I’ve experienced joy at the birth of my children, then immense sorrow over the death of their father. The stress of moving nine times in a year to try to make ends meet and sometimes having to camp out on a friend’s floor.  I’ve experienced the trauma of domestic violence during my second marriage and the inertia that manifested itself in me, as a result. 

Then with the help of others cheering me on, the liberation.  Escaping the desperation, shedding the feeling of helplessness, grasping my children and starting again on our own.

I met and got married for the third time to the love of my life, moved to a new country, have seen my children grow to adulthood, leave home and my daughter married. 

And so, perhaps that’s why I’m so pedantic about wanting to find my shampoo in the shampoo aisle.  I like the mundane, the normal and the familiar. 

But as much as I like things to stay the same, I have to acknowledge that living in fear about what may happen tomorrow, has the potential of stealing the joy of today.   Each day is an effort to dip my toe in and tentatively embrace what lies ahead (after I’ve had my porridge with honey, blueberries and raspberries first, of course). I’m glad my hubby pulls me out of my comfort zone from time to time and gets me to have Devon adventures or Cornwall ‘safaris in the surf’.

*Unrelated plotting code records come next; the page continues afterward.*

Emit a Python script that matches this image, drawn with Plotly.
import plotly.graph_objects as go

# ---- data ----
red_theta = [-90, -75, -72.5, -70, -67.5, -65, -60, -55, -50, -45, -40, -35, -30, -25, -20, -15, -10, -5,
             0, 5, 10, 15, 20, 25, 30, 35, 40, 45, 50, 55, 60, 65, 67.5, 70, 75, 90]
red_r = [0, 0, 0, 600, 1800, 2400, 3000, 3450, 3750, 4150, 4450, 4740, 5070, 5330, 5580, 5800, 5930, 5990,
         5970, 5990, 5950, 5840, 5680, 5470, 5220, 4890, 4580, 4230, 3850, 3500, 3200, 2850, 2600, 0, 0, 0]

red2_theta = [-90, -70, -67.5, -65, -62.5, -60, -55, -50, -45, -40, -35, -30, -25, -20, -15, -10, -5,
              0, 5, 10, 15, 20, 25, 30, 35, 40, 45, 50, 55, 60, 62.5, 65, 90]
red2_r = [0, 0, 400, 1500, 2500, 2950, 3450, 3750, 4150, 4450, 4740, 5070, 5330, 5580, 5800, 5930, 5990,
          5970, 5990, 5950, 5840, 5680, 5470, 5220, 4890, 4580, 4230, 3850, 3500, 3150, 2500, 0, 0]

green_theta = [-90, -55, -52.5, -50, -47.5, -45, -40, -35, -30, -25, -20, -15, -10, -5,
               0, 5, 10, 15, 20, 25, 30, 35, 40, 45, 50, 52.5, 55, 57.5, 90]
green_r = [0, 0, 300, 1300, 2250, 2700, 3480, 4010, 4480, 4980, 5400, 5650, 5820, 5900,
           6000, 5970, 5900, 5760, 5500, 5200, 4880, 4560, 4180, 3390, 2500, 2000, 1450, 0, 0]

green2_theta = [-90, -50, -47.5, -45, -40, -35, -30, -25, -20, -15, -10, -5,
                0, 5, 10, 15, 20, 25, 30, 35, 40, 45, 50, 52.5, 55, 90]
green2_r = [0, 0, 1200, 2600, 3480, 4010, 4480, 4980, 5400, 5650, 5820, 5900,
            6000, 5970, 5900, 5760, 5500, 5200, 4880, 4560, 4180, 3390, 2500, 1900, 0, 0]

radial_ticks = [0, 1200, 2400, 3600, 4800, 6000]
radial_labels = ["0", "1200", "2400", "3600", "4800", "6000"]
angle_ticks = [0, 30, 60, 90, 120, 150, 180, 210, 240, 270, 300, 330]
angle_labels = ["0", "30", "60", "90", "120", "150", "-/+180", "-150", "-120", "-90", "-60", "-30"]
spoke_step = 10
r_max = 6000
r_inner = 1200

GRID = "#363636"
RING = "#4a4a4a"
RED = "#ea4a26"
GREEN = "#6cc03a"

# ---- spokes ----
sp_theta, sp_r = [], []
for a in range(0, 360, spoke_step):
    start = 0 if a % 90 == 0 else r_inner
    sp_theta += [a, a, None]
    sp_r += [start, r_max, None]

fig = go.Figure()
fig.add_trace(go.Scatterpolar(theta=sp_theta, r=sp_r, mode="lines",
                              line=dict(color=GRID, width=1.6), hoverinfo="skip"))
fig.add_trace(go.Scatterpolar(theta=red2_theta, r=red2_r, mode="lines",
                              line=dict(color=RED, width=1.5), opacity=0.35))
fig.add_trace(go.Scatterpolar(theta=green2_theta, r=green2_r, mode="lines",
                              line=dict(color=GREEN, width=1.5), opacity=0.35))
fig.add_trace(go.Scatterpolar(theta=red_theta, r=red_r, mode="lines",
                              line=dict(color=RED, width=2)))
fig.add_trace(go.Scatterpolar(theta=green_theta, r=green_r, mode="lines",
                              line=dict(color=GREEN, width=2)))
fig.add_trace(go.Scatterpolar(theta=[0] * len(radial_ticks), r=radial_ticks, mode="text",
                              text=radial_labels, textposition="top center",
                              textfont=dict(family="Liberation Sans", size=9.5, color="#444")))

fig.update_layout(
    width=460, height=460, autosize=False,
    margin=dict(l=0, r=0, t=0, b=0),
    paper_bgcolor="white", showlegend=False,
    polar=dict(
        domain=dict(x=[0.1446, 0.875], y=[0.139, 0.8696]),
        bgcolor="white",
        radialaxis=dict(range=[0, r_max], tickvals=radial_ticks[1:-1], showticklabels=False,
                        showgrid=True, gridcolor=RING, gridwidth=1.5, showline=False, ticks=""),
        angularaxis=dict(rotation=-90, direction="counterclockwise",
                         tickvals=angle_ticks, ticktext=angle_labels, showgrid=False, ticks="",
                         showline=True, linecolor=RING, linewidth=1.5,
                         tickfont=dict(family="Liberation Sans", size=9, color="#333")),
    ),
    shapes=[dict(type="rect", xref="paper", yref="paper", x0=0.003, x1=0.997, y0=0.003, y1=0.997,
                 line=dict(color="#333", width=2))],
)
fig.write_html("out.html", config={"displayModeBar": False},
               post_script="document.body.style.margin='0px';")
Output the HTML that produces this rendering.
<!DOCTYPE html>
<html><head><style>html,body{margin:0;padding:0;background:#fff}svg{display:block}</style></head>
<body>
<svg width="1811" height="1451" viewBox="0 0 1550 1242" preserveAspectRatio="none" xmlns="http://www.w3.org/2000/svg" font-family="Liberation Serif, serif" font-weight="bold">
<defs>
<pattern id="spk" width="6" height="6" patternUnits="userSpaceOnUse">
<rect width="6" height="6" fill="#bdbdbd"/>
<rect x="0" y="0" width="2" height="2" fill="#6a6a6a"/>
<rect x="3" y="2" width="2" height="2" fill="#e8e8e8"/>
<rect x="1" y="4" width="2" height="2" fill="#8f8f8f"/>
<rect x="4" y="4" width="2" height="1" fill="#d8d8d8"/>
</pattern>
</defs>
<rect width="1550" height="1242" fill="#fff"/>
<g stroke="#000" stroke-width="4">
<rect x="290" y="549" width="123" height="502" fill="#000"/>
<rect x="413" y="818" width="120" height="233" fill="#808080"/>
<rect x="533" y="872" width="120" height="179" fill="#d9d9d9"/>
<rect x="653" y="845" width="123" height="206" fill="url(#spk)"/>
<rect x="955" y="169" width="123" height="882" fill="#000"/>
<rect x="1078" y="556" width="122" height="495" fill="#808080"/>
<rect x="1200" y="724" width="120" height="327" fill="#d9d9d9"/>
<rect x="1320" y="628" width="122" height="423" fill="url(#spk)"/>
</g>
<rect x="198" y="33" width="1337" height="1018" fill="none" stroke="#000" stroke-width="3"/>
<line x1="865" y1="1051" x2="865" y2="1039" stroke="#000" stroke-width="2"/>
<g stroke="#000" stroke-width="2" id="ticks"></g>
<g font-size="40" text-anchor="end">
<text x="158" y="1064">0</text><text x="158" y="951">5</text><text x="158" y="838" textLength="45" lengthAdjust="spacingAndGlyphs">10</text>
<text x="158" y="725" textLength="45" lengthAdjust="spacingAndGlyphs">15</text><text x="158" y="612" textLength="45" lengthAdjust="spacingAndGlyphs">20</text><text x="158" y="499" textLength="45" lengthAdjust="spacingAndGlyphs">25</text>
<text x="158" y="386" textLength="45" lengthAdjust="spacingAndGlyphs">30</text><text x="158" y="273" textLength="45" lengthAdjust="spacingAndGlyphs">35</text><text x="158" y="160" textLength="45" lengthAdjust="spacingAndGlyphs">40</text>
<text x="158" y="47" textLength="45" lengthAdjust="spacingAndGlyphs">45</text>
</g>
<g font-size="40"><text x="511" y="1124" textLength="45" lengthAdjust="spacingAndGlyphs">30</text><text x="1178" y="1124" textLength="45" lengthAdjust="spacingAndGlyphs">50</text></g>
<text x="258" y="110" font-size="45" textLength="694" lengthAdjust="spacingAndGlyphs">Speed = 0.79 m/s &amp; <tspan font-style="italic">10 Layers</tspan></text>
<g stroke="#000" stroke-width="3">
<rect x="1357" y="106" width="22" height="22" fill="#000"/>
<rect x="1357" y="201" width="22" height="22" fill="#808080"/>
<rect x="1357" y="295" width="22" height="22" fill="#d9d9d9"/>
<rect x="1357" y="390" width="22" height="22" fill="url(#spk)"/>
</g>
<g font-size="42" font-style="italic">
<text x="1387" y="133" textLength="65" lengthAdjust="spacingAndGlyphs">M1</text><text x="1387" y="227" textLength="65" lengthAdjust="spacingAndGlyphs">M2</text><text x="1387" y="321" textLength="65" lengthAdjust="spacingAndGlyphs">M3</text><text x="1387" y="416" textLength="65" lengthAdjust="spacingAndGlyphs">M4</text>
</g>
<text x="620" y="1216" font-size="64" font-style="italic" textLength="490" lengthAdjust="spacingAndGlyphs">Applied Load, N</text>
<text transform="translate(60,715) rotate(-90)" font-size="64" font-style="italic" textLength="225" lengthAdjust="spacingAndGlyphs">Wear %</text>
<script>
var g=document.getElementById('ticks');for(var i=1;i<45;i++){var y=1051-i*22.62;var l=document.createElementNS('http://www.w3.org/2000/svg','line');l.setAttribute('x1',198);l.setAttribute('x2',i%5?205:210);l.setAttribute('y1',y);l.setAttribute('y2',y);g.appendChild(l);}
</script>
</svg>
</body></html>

But I am also very grateful for the ‘run-of-the-mill’.  That when I catch the bus, it normally arrives at the same time each day, invitingly warm, with its steamy winter windows as it trundles into town.  I’m grateful that there is a bus and train service in the first place. I am very grateful to live in a country that is so beautifully British. Where parliament may take years to decide on something but after they’ve argued and tried to outdo each other, they probably head home for a hot cuppa. 

Let’s stand together in embracing the inevitable changes that lie ahead, as a community, as a city, as a country.  And yes, even changes to the shampoo section.